===== Supplied material

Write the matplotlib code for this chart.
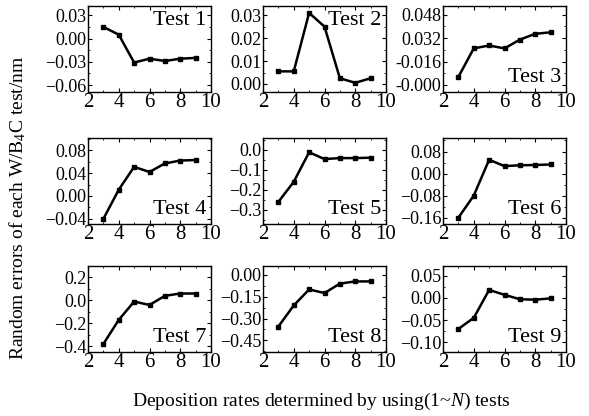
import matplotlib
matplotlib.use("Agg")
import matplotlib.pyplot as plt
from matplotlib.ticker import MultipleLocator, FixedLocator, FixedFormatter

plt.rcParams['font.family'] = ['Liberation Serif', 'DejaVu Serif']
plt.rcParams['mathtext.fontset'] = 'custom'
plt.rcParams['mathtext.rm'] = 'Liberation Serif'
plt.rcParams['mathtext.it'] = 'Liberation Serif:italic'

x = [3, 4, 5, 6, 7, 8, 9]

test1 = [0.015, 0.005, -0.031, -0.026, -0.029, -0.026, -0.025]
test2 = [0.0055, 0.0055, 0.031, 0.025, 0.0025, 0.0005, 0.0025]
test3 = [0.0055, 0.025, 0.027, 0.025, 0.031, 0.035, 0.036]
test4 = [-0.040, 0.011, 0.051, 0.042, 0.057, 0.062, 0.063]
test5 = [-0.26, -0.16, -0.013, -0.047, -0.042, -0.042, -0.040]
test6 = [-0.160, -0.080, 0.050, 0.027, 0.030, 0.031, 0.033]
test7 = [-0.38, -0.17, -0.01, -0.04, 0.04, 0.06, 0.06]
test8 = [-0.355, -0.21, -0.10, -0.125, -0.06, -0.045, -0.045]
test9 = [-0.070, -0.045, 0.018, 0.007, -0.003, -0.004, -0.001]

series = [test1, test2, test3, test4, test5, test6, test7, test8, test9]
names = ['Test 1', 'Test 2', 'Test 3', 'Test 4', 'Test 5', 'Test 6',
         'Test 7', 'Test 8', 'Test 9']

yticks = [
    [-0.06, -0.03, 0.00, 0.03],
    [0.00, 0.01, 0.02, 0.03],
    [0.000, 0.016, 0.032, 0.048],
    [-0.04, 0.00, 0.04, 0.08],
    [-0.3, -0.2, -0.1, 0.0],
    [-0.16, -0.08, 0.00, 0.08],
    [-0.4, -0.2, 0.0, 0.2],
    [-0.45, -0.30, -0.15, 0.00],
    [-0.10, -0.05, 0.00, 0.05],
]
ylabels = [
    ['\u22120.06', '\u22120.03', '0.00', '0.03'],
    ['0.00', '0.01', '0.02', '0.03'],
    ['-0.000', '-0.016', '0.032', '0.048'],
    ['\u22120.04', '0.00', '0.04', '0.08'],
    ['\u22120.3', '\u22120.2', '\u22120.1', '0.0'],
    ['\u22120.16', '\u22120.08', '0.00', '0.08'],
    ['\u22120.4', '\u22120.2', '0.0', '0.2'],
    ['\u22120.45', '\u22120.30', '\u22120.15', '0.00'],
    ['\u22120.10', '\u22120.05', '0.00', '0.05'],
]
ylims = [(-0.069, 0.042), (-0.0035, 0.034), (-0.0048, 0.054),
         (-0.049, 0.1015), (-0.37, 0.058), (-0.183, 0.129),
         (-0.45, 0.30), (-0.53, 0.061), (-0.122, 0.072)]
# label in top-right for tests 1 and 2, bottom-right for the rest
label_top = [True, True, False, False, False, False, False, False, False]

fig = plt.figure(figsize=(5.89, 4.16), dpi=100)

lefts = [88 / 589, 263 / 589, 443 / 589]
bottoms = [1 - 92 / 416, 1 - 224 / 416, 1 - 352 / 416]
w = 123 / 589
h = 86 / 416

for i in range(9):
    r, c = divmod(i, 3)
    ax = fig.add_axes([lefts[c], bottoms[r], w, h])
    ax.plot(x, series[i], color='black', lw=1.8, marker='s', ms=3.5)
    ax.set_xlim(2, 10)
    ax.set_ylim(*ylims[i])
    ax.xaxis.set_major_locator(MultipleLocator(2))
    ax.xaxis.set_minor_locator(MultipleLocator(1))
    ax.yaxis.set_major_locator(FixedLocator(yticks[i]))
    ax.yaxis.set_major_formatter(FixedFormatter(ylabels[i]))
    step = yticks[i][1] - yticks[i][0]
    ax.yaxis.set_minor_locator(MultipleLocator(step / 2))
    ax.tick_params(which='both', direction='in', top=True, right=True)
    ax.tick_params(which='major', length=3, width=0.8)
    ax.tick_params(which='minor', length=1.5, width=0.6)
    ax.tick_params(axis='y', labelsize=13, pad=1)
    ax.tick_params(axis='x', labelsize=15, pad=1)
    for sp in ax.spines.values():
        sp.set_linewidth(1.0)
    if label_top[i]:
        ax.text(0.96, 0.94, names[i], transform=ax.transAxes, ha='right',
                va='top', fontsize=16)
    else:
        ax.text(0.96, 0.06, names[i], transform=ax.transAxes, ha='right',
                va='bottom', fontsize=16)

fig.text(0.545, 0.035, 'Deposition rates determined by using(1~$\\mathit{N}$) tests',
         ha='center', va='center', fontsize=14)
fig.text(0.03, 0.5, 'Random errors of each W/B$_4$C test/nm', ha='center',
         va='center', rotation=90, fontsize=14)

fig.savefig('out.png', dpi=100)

==========

### What the exercise asks
Leave the pictures out and copy the rest of the data exactly.

### Correct response
Write the matplotlib code for this chart.
import matplotlib
matplotlib.use("Agg")
import matplotlib.pyplot as plt
from matplotlib.ticker import MultipleLocator, FixedLocator, FixedFormatter

plt.rcParams['font.family'] = ['Liberation Serif', 'DejaVu Serif']
plt.rcParams['mathtext.fontset'] = 'custom'
plt.rcParams['mathtext.rm'] = 'Liberation Serif'
plt.rcParams['mathtext.it'] = 'Liberation Serif:italic'

x = [3, 4, 5, 6, 7, 8, 9]

test1 = [0.015, 0.005, -0.031, -0.026, -0.029, -0.026, -0.025]
test2 = [0.0055, 0.0055, 0.031, 0.025, 0.0025, 0.0005, 0.0025]
test3 = [0.0055, 0.025, 0.027, 0.025, 0.031, 0.035, 0.036]
test4 = [-0.040, 0.011, 0.051, 0.042, 0.057, 0.062, 0.063]
test5 = [-0.26, -0.16, -0.013, -0.047, -0.042, -0.042, -0.040]
test6 = [-0.160, -0.080, 0.050, 0.027, 0.030, 0.031, 0.033]
test7 = [-0.38, -0.17, -0.01, -0.04, 0.04, 0.06, 0.06]
test8 = [-0.355, -0.21, -0.10, -0.125, -0.06, -0.045, -0.045]
test9 = [-0.070, -0.045, 0.018, 0.007, -0.003, -0.004, -0.001]

series = [test1, test2, test3, test4, test5, test6, test7, test8, test9]
names = ['Test 1', 'Test 2', 'Test 3', 'Test 4', 'Test 5', 'Test 6',
         'Test 7', 'Test 8', 'Test 9']

yticks = [
    [-0.06, -0.03, 0.00, 0.03],
    [0.00, 0.01, 0.02, 0.03],
    [0.000, 0.016, 0.032, 0.048],
    [-0.04, 0.00, 0.04, 0.08],
    [-0.3, -0.2, -0.1, 0.0],
    [-0.16, -0.08, 0.00, 0.08],
    [-0.4, -0.2, 0.0, 0.2],
    [-0.45, -0.30, -0.15, 0.00],
    [-0.10, -0.05, 0.00, 0.05],
]
ylabels = [
    ['\u22120.06', '\u22120.03', '0.00', '0.03'],
    ['0.00', '0.01', '0.02', '0.03'],
    ['-0.000', '-0.016', '0.032', '0.048'],
    ['\u22120.04', '0.00', '0.04', '0.08'],
    ['\u22120.3', '\u22120.2', '\u22120.1', '0.0'],
    ['\u22120.16', '\u22120.08', '0.00', '0.08'],
    ['\u22120.4', '\u22120.2', '0.0', '0.2'],
    ['\u22120.45', '\u22120.30', '\u22120.15', '0.00'],
    ['\u22120.10', '\u22120.05', '0.00', '0.05'],
]
ylims = [(-0.069, 0.042), (-0.0035, 0.034), (-0.0048, 0.054),
         (-0.049, 0.1015), (-0.37, 0.058), (-0.183, 0.129),
         (-0.45, 0.30), (-0.53, 0.061), (-0.122, 0.072)]
# label in top-right for tests 1 and 2, bottom-right for the rest
label_top = [True, True, False, False, False, False, False, False, False]

fig = plt.figure(figsize=(5.89, 4.16), dpi=100)

lefts = [88 / 589, 263 / 589, 443 / 589]
bottoms = [1 - 92 / 416, 1 - 224 / 416, 1 - 352 / 416]
w = 123 / 589
h = 86 / 416

for i in range(9):
    r, c = divmod(i, 3)
    ax = fig.add_axes([lefts[c], bottoms[r], w, h])
    ax.plot(x, series[i], color='black', lw=1.8, marker='s', ms=3.5)
    ax.set_xlim(2, 10)
    ax.set_ylim(*ylims[i])
    ax.xaxis.set_major_locator(MultipleLocator(2))
    ax.xaxis.set_minor_locator(MultipleLocator(1))
    ax.yaxis.set_major_locator(FixedLocator(yticks[i]))
    ax.yaxis.set_major_formatter(FixedFormatter(ylabels[i]))
    step = yticks[i][1] - yticks[i][0]
    ax.yaxis.set_minor_locator(MultipleLocator(step / 2))
    ax.tick_params(which='both', direction='in', top=True, right=True)
    ax.tick_params(which='major', length=3, width=0.8)
    ax.tick_params(which='minor', length=1.5, width=0.6)
    ax.tick_params(axis='y', labelsize=13, pad=1)
    ax.tick_params(axis='x', labelsize=15, pad=1)
    for sp in ax.spines.values():
        sp.set_linewidth(1.0)
    if label_top[i]:
        ax.text(0.96, 0.94, names[i], transform=ax.transAxes, ha='right',
                va='top', fontsize=16)
    else:
        ax.text(0.96, 0.06, names[i], transform=ax.transAxes, ha='right',
                va='bottom', fontsize=16)

fig.text(0.545, 0.035, 'Deposition rates determined by using(1~$\\mathit{N}$) tests',
         ha='center', va='center', fontsize=14)
fig.text(0.03, 0.5, 'Random errors of each W/B$_4$C test/nm', ha='center',
         va='center', rotation=90, fontsize=14)

fig.savefig('out.png', dpi=100)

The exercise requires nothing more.